Without the pictures, can you quote each line below exactly?
::: Provided data :::
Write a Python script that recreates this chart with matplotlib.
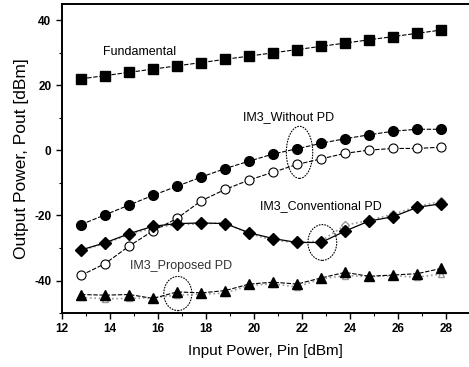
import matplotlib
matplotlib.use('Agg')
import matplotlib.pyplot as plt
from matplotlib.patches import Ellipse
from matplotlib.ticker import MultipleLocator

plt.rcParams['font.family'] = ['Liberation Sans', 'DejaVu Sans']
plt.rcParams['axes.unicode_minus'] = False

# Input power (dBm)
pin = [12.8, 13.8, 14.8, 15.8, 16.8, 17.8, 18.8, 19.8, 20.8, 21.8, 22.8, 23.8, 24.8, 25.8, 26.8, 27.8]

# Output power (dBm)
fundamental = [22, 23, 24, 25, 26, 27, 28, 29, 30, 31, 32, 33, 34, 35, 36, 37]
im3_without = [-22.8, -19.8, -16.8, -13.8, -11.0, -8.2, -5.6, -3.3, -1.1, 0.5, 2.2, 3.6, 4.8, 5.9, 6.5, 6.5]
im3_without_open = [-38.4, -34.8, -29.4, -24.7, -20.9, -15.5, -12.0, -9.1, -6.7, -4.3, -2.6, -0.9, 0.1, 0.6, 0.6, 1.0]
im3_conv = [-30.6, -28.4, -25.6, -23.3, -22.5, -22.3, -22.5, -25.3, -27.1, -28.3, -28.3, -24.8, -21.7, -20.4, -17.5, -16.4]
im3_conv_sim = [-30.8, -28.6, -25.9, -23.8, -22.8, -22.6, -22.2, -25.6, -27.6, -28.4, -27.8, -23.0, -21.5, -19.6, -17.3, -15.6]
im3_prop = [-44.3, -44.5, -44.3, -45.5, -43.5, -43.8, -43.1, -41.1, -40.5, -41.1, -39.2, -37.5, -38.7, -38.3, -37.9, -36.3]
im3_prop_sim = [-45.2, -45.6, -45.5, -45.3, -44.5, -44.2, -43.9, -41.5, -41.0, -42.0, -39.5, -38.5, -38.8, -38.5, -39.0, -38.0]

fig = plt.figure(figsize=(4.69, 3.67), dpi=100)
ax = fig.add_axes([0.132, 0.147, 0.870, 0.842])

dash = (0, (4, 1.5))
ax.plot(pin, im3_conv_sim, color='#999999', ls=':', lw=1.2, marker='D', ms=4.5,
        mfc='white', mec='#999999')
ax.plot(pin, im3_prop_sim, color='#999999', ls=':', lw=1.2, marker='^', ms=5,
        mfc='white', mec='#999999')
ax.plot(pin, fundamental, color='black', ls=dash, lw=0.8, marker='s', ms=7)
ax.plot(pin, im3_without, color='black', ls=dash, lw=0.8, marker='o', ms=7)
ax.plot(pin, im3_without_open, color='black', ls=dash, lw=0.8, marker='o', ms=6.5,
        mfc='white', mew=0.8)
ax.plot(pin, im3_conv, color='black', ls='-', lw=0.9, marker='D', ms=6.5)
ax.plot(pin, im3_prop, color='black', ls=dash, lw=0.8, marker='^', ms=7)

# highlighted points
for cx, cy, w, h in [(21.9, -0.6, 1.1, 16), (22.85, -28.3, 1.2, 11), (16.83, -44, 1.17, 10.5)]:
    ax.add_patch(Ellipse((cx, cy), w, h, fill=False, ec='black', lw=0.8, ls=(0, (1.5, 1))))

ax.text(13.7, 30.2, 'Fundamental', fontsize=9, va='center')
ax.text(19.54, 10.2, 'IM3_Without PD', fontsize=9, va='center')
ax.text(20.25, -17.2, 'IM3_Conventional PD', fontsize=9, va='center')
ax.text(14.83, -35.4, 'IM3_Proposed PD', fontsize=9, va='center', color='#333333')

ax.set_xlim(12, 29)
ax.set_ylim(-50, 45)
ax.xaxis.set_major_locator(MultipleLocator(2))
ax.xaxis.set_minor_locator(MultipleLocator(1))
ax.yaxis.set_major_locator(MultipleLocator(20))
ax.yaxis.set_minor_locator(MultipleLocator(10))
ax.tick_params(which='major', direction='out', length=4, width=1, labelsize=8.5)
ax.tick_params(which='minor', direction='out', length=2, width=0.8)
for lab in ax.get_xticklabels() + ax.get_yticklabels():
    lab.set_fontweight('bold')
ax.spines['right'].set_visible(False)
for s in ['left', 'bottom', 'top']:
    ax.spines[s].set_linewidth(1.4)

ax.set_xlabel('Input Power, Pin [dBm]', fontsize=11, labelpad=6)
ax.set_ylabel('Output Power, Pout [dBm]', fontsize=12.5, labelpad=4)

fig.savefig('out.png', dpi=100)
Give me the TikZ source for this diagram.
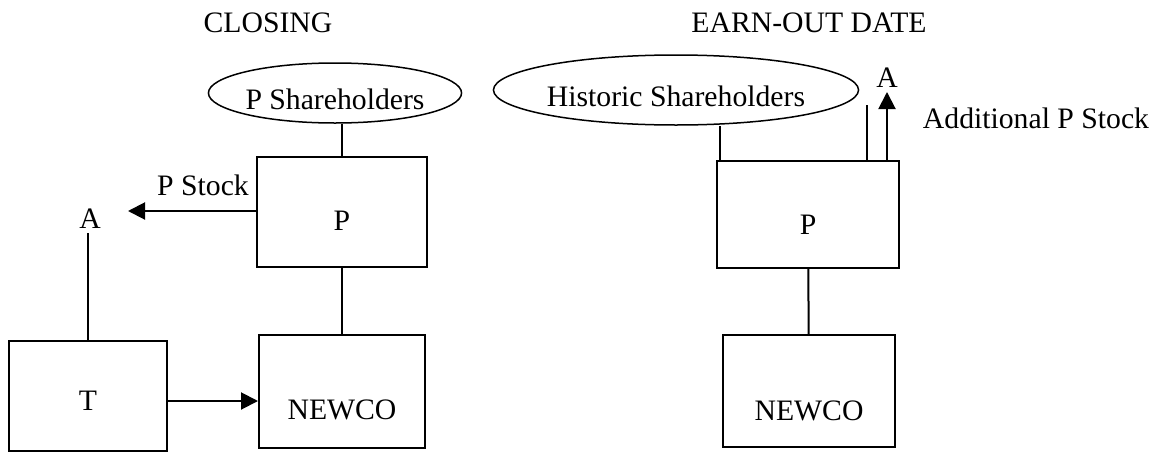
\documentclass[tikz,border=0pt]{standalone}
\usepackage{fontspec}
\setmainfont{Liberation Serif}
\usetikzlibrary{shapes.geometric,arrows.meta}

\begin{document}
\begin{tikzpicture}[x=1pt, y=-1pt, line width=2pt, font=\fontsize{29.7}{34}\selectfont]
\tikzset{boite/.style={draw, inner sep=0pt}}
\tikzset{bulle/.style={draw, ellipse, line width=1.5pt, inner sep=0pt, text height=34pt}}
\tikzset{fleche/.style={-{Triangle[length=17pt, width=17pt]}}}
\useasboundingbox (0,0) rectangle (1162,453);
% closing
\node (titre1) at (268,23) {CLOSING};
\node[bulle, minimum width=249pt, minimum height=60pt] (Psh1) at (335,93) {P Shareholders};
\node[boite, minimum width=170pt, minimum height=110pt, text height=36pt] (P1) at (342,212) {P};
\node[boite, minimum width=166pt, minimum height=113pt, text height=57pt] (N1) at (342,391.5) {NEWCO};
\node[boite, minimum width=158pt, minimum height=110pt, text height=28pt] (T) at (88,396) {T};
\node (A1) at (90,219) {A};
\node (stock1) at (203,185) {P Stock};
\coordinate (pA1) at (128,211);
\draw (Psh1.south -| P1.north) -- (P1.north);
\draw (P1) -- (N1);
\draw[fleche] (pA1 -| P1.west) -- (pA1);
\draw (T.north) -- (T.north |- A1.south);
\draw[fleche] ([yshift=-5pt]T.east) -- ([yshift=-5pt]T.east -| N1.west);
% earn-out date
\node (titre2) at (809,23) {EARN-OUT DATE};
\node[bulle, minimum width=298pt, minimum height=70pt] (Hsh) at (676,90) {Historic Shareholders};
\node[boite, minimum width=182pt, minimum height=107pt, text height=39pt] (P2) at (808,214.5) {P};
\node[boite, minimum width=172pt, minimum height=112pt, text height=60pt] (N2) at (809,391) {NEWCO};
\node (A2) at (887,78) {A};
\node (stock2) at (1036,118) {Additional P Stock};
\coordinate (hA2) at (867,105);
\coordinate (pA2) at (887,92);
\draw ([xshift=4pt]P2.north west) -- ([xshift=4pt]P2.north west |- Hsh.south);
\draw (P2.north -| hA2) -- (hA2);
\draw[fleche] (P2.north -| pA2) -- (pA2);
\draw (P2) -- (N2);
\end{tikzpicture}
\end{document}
:::
▶ **Solution below**
Write a Python script that recreates this chart with matplotlib.
import matplotlib
matplotlib.use('Agg')
import matplotlib.pyplot as plt
from matplotlib.patches import Ellipse
from matplotlib.ticker import MultipleLocator

plt.rcParams['font.family'] = ['Liberation Sans', 'DejaVu Sans']
plt.rcParams['axes.unicode_minus'] = False

# Input power (dBm)
pin = [12.8, 13.8, 14.8, 15.8, 16.8, 17.8, 18.8, 19.8, 20.8, 21.8, 22.8, 23.8, 24.8, 25.8, 26.8, 27.8]

# Output power (dBm)
fundamental = [22, 23, 24, 25, 26, 27, 28, 29, 30, 31, 32, 33, 34, 35, 36, 37]
im3_without = [-22.8, -19.8, -16.8, -13.8, -11.0, -8.2, -5.6, -3.3, -1.1, 0.5, 2.2, 3.6, 4.8, 5.9, 6.5, 6.5]
im3_without_open = [-38.4, -34.8, -29.4, -24.7, -20.9, -15.5, -12.0, -9.1, -6.7, -4.3, -2.6, -0.9, 0.1, 0.6, 0.6, 1.0]
im3_conv = [-30.6, -28.4, -25.6, -23.3, -22.5, -22.3, -22.5, -25.3, -27.1, -28.3, -28.3, -24.8, -21.7, -20.4, -17.5, -16.4]
im3_conv_sim = [-30.8, -28.6, -25.9, -23.8, -22.8, -22.6, -22.2, -25.6, -27.6, -28.4, -27.8, -23.0, -21.5, -19.6, -17.3, -15.6]
im3_prop = [-44.3, -44.5, -44.3, -45.5, -43.5, -43.8, -43.1, -41.1, -40.5, -41.1, -39.2, -37.5, -38.7, -38.3, -37.9, -36.3]
im3_prop_sim = [-45.2, -45.6, -45.5, -45.3, -44.5, -44.2, -43.9, -41.5, -41.0, -42.0, -39.5, -38.5, -38.8, -38.5, -39.0, -38.0]

fig = plt.figure(figsize=(4.69, 3.67), dpi=100)
ax = fig.add_axes([0.132, 0.147, 0.870, 0.842])

dash = (0, (4, 1.5))
ax.plot(pin, im3_conv_sim, color='#999999', ls=':', lw=1.2, marker='D', ms=4.5,
        mfc='white', mec='#999999')
ax.plot(pin, im3_prop_sim, color='#999999', ls=':', lw=1.2, marker='^', ms=5,
        mfc='white', mec='#999999')
ax.plot(pin, fundamental, color='black', ls=dash, lw=0.8, marker='s', ms=7)
ax.plot(pin, im3_without, color='black', ls=dash, lw=0.8, marker='o', ms=7)
ax.plot(pin, im3_without_open, color='black', ls=dash, lw=0.8, marker='o', ms=6.5,
        mfc='white', mew=0.8)
ax.plot(pin, im3_conv, color='black', ls='-', lw=0.9, marker='D', ms=6.5)
ax.plot(pin, im3_prop, color='black', ls=dash, lw=0.8, marker='^', ms=7)

# highlighted points
for cx, cy, w, h in [(21.9, -0.6, 1.1, 16), (22.85, -28.3, 1.2, 11), (16.83, -44, 1.17, 10.5)]:
    ax.add_patch(Ellipse((cx, cy), w, h, fill=False, ec='black', lw=0.8, ls=(0, (1.5, 1))))

ax.text(13.7, 30.2, 'Fundamental', fontsize=9, va='center')
ax.text(19.54, 10.2, 'IM3_Without PD', fontsize=9, va='center')
ax.text(20.25, -17.2, 'IM3_Conventional PD', fontsize=9, va='center')
ax.text(14.83, -35.4, 'IM3_Proposed PD', fontsize=9, va='center', color='#333333')

ax.set_xlim(12, 29)
ax.set_ylim(-50, 45)
ax.xaxis.set_major_locator(MultipleLocator(2))
ax.xaxis.set_minor_locator(MultipleLocator(1))
ax.yaxis.set_major_locator(MultipleLocator(20))
ax.yaxis.set_minor_locator(MultipleLocator(10))
ax.tick_params(which='major', direction='out', length=4, width=1, labelsize=8.5)
ax.tick_params(which='minor', direction='out', length=2, width=0.8)
for lab in ax.get_xticklabels() + ax.get_yticklabels():
    lab.set_fontweight('bold')
ax.spines['right'].set_visible(False)
for s in ['left', 'bottom', 'top']:
    ax.spines[s].set_linewidth(1.4)

ax.set_xlabel('Input Power, Pin [dBm]', fontsize=11, labelpad=6)
ax.set_ylabel('Output Power, Pout [dBm]', fontsize=12.5, labelpad=4)

fig.savefig('out.png', dpi=100)
Give me the TikZ source for this diagram.
\documentclass[tikz,border=0pt]{standalone}
\usepackage{fontspec}
\setmainfont{Liberation Serif}
\usetikzlibrary{shapes.geometric,arrows.meta}

\begin{document}
\begin{tikzpicture}[x=1pt, y=-1pt, line width=2pt, font=\fontsize{29.7}{34}\selectfont]
\tikzset{boite/.style={draw, inner sep=0pt}}
\tikzset{bulle/.style={draw, ellipse, line width=1.5pt, inner sep=0pt, text height=34pt}}
\tikzset{fleche/.style={-{Triangle[length=17pt, width=17pt]}}}
\useasboundingbox (0,0) rectangle (1162,453);
% closing
\node (titre1) at (268,23) {CLOSING};
\node[bulle, minimum width=249pt, minimum height=60pt] (Psh1) at (335,93) {P Shareholders};
\node[boite, minimum width=170pt, minimum height=110pt, text height=36pt] (P1) at (342,212) {P};
\node[boite, minimum width=166pt, minimum height=113pt, text height=57pt] (N1) at (342,391.5) {NEWCO};
\node[boite, minimum width=158pt, minimum height=110pt, text height=28pt] (T) at (88,396) {T};
\node (A1) at (90,219) {A};
\node (stock1) at (203,185) {P Stock};
\coordinate (pA1) at (128,211);
\draw (Psh1.south -| P1.north) -- (P1.north);
\draw (P1) -- (N1);
\draw[fleche] (pA1 -| P1.west) -- (pA1);
\draw (T.north) -- (T.north |- A1.south);
\draw[fleche] ([yshift=-5pt]T.east) -- ([yshift=-5pt]T.east -| N1.west);
% earn-out date
\node (titre2) at (809,23) {EARN-OUT DATE};
\node[bulle, minimum width=298pt, minimum height=70pt] (Hsh) at (676,90) {Historic Shareholders};
\node[boite, minimum width=182pt, minimum height=107pt, text height=39pt] (P2) at (808,214.5) {P};
\node[boite, minimum width=172pt, minimum height=112pt, text height=60pt] (N2) at (809,391) {NEWCO};
\node (A2) at (887,78) {A};
\node (stock2) at (1036,118) {Additional P Stock};
\coordinate (hA2) at (867,105);
\coordinate (pA2) at (887,92);
\draw ([xshift=4pt]P2.north west) -- ([xshift=4pt]P2.north west |- Hsh.south);
\draw (P2.north -| hA2) -- (hA2);
\draw[fleche] (P2.north -| pA2) -- (pA2);
\draw (P2) -- (N2);
\end{tikzpicture}
\end{document}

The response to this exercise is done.